Task material
— BEGIN —

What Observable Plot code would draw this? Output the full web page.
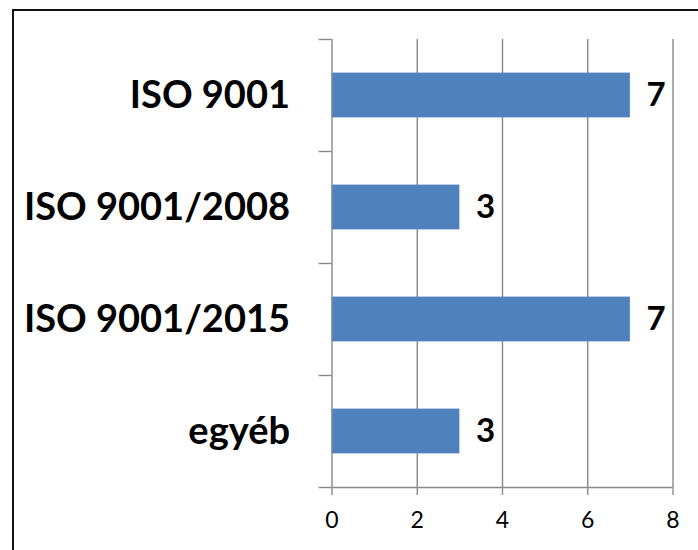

— END —
— BEGIN —

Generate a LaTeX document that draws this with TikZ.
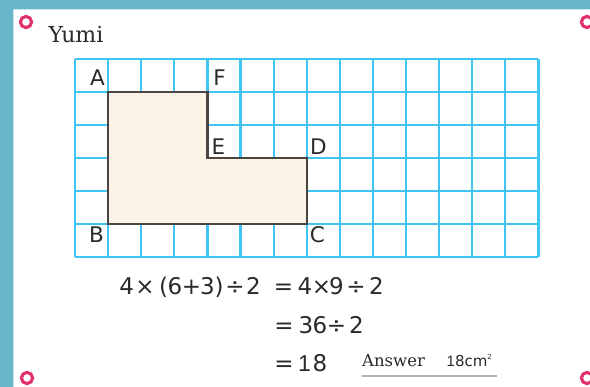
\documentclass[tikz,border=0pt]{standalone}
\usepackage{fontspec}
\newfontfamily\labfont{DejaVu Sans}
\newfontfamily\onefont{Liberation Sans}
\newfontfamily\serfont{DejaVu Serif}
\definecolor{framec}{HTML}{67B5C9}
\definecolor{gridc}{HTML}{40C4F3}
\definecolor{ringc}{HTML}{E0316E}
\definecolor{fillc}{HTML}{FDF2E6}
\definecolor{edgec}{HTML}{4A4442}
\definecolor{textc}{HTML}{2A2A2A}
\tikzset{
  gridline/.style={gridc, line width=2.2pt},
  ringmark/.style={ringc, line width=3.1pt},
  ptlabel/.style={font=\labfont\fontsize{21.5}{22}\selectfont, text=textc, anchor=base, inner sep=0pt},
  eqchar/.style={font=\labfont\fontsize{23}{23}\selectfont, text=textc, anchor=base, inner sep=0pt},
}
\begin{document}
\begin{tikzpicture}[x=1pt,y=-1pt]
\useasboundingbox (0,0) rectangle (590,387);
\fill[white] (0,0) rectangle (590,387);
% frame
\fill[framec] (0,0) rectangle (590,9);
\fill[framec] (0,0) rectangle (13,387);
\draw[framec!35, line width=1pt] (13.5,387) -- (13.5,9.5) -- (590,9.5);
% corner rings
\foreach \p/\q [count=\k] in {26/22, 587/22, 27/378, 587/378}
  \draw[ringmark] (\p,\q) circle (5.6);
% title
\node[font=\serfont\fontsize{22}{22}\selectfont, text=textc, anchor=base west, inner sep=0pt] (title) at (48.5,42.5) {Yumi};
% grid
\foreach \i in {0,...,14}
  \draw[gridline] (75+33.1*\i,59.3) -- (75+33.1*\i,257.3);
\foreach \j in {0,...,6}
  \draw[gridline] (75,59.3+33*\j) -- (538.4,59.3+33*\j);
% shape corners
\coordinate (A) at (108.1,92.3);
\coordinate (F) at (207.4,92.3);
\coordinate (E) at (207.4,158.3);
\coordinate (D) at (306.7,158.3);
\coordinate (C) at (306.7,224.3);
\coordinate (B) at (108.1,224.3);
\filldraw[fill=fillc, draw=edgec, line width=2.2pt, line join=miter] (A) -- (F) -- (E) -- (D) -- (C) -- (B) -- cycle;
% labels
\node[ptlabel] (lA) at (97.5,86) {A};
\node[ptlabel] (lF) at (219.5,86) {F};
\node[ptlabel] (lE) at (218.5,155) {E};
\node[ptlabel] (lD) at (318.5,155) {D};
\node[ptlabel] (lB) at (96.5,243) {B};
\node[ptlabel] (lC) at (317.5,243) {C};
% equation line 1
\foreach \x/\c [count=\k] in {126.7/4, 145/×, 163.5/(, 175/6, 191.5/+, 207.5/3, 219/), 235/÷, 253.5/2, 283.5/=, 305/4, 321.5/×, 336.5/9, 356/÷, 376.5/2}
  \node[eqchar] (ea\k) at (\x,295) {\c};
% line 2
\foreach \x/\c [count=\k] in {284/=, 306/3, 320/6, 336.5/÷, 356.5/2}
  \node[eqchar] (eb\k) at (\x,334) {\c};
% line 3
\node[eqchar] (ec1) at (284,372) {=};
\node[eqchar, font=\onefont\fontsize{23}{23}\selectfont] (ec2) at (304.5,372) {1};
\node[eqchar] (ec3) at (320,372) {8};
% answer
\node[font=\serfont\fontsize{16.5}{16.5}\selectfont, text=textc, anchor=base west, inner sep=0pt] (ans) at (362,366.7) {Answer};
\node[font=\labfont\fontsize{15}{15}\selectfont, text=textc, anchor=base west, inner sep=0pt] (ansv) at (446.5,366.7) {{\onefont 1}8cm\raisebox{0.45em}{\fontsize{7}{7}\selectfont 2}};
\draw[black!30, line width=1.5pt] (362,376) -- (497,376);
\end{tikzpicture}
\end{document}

— END —

What to do
Go through the material and select each line with the string "this" in it.

Right answer
What Observable Plot code would draw this? Output the full web page.
Generate a LaTeX document that draws this with TikZ.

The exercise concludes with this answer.